■ Exercise task: Give back the full listing verbatim, apart from its images.

■ Source excerpt:

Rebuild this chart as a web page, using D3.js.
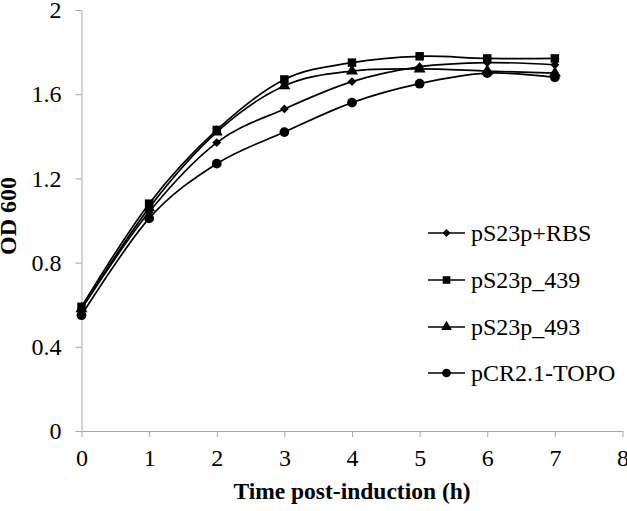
<!DOCTYPE html>
<html lang="en">
<head>
    <meta charset="UTF-8">
    <title>OD 600 growth curves</title>
    <script src="https://d3js.org/d3.v7.min.js"></script>
    <style>
        body {
            margin: 0;
            background: #fff;
        }
        text {
            font-family: "Liberation Serif", "Times New Roman", serif;
            fill: #000;
        }
        .axis path, .axis line {
            stroke: #a6a6a6;
            stroke-width: 1px;
        }
        .axis text {
            font-size: 24px;
        }
    </style>
</head>
<body>
    <div id="chart"></div>

    <script>
        const width = 627;
        const height = 511;

        // time points (h)
        const times = [0, 1, 2, 3, 4, 5, 6, 7];

        // OD600 per construct
        const rbs = [0.58, 1.04, 1.37, 1.53, 1.66, 1.73, 1.75, 1.74];
        const p439 = [0.59, 1.08, 1.43, 1.67, 1.75, 1.78, 1.77, 1.77];
        const p493 = [0.58, 1.06, 1.42, 1.64, 1.71, 1.72, 1.71, 1.70];
        const topo = [0.55, 1.01, 1.27, 1.42, 1.56, 1.65, 1.70, 1.68];

        const seriesNames = ["pS23p+RBS", "pS23p_439", "pS23p_493", "pCR2.1-TOPO"];
        const seriesValues = [rbs, p439, p493, topo];
        const seriesSymbols = [d3.symbolDiamond2, d3.symbolSquare, d3.symbolTriangle, d3.symbolCircle];
        const symbolSizes = [50, 72, 62, 75];

        const xTicks = [0, 1, 2, 3, 4, 5, 6, 7, 8];
        const yTicks = [0, 0.4, 0.8, 1.2, 1.6, 2];

        const svg = d3.select("#chart")
            .append("svg")
            .attr("width", width)
            .attr("height", height);

        const x = d3.scaleLinear().domain([0, 8]).range([81.5, 622.5]);
        const y = d3.scaleLinear().domain([0, 2]).range([431, 10]);

        // axes
        svg.append("g")
            .attr("class", "axis")
            .attr("transform", "translate(0,431)")
            .call(d3.axisBottom(x).tickValues(xTicks).tickSize(6).tickSizeOuter(0).tickPadding(12).tickFormat(d3.format("d")));

        svg.append("g")
            .attr("class", "axis")
            .attr("transform", "translate(81.5,0)")
            .call(d3.axisLeft(y).tickValues(yTicks).tickSize(6).tickSizeOuter(0).tickPadding(14).tickFormat(d => d === 0 || d === 2 ? d : d.toFixed(1)));

        // axis titles
        svg.append("text")
            .attr("x", 352)
            .attr("y", 499)
            .attr("text-anchor", "middle")
            .style("font-size", "23.5px")
            .style("font-weight", "bold")
            .text("Time post-induction (h)");

        svg.append("text")
            .attr("transform", "translate(16,216) rotate(-90)")
            .attr("text-anchor", "middle")
            .style("font-size", "24px")
            .style("font-weight", "bold")
            .text("OD 600");

        const line = d3.line()
            .x((d, i) => x(times[i]))
            .y(d => y(d))
            .curve(d3.curveCatmullRom.alpha(0));

        // lines first, markers on top
        seriesValues.forEach(vals => {
            svg.append("path")
                .datum(vals)
                .attr("d", line)
                .attr("fill", "none")
                .attr("stroke", "#000")
                .attr("stroke-width", 1.7);
        });

        seriesValues.forEach((vals, s) => {
            svg.append("g")
                .selectAll("path")
                .data(vals)
                .join("path")
                .attr("transform", (d, i) => `translate(${x(times[i])},${y(d)})`)
                .attr("d", d3.symbol().type(seriesSymbols[s]).size(symbolSizes[s]))
                .attr("fill", "#000");
        });

        // legend
        const legendY = [233, 280, 327, 373];
        const legend = svg.append("g");
        seriesNames.forEach((name, s) => {
            const g = legend.append("g").attr("transform", `translate(0,${legendY[s]})`);
            g.append("line")
                .attr("x1", 428).attr("x2", 465)
                .attr("stroke", "#000").attr("stroke-width", 1.7);
            g.append("path")
                .attr("transform", "translate(446.5,0)")
                .attr("d", d3.symbol().type(seriesSymbols[s]).size(symbolSizes[s] * 0.8))
                .attr("fill", "#000");
            g.append("text")
                .attr("x", 471)
                .attr("y", 8)
                .style("font-size", "24px")
                .text(name);
        });
    </script>
</body>
</html>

■ Output for this exercise:
Rebuild this chart as a web page, using D3.js.
<!DOCTYPE html>
<html lang="en">
<head>
    <meta charset="UTF-8">
    <title>OD 600 growth curves</title>
    <script src="https://d3js.org/d3.v7.min.js"></script>
    <style>
        body {
            margin: 0;
            background: #fff;
        }
        text {
            font-family: "Liberation Serif", "Times New Roman", serif;
            fill: #000;
        }
        .axis path, .axis line {
            stroke: #a6a6a6;
            stroke-width: 1px;
        }
        .axis text {
            font-size: 24px;
        }
    </style>
</head>
<body>
    <div id="chart"></div>

    <script>
        const width = 627;
        const height = 511;

        // time points (h)
        const times = [0, 1, 2, 3, 4, 5, 6, 7];

        // OD600 per construct
        const rbs = [0.58, 1.04, 1.37, 1.53, 1.66, 1.73, 1.75, 1.74];
        const p439 = [0.59, 1.08, 1.43, 1.67, 1.75, 1.78, 1.77, 1.77];
        const p493 = [0.58, 1.06, 1.42, 1.64, 1.71, 1.72, 1.71, 1.70];
        const topo = [0.55, 1.01, 1.27, 1.42, 1.56, 1.65, 1.70, 1.68];

        const seriesNames = ["pS23p+RBS", "pS23p_439", "pS23p_493", "pCR2.1-TOPO"];
        const seriesValues = [rbs, p439, p493, topo];
        const seriesSymbols = [d3.symbolDiamond2, d3.symbolSquare, d3.symbolTriangle, d3.symbolCircle];
        const symbolSizes = [50, 72, 62, 75];

        const xTicks = [0, 1, 2, 3, 4, 5, 6, 7, 8];
        const yTicks = [0, 0.4, 0.8, 1.2, 1.6, 2];

        const svg = d3.select("#chart")
            .append("svg")
            .attr("width", width)
            .attr("height", height);

        const x = d3.scaleLinear().domain([0, 8]).range([81.5, 622.5]);
        const y = d3.scaleLinear().domain([0, 2]).range([431, 10]);

        // axes
        svg.append("g")
            .attr("class", "axis")
            .attr("transform", "translate(0,431)")
            .call(d3.axisBottom(x).tickValues(xTicks).tickSize(6).tickSizeOuter(0).tickPadding(12).tickFormat(d3.format("d")));

        svg.append("g")
            .attr("class", "axis")
            .attr("transform", "translate(81.5,0)")
            .call(d3.axisLeft(y).tickValues(yTicks).tickSize(6).tickSizeOuter(0).tickPadding(14).tickFormat(d => d === 0 || d === 2 ? d : d.toFixed(1)));

        // axis titles
        svg.append("text")
            .attr("x", 352)
            .attr("y", 499)
            .attr("text-anchor", "middle")
            .style("font-size", "23.5px")
            .style("font-weight", "bold")
            .text("Time post-induction (h)");

        svg.append("text")
            .attr("transform", "translate(16,216) rotate(-90)")
            .attr("text-anchor", "middle")
            .style("font-size", "24px")
            .style("font-weight", "bold")
            .text("OD 600");

        const line = d3.line()
            .x((d, i) => x(times[i]))
            .y(d => y(d))
            .curve(d3.curveCatmullRom.alpha(0));

        // lines first, markers on top
        seriesValues.forEach(vals => {
            svg.append("path")
                .datum(vals)
                .attr("d", line)
                .attr("fill", "none")
                .attr("stroke", "#000")
                .attr("stroke-width", 1.7);
        });

        seriesValues.forEach((vals, s) => {
            svg.append("g")
                .selectAll("path")
                .data(vals)
                .join("path")
                .attr("transform", (d, i) => `translate(${x(times[i])},${y(d)})`)
                .attr("d", d3.symbol().type(seriesSymbols[s]).size(symbolSizes[s]))
                .attr("fill", "#000");
        });

        // legend
        const legendY = [233, 280, 327, 373];
        const legend = svg.append("g");
        seriesNames.forEach((name, s) => {
            const g = legend.append("g").attr("transform", `translate(0,${legendY[s]})`);
            g.append("line")
                .attr("x1", 428).attr("x2", 465)
                .attr("stroke", "#000").attr("stroke-width", 1.7);
            g.append("path")
                .attr("transform", "translate(446.5,0)")
                .attr("d", d3.symbol().type(seriesSymbols[s]).size(symbolSizes[s] * 0.8))
                .attr("fill", "#000");
            g.append("text")
                .attr("x", 471)
                .attr("y", 8)
                .style("font-size", "24px")
                .text(name);
        });
    </script>
</body>
</html>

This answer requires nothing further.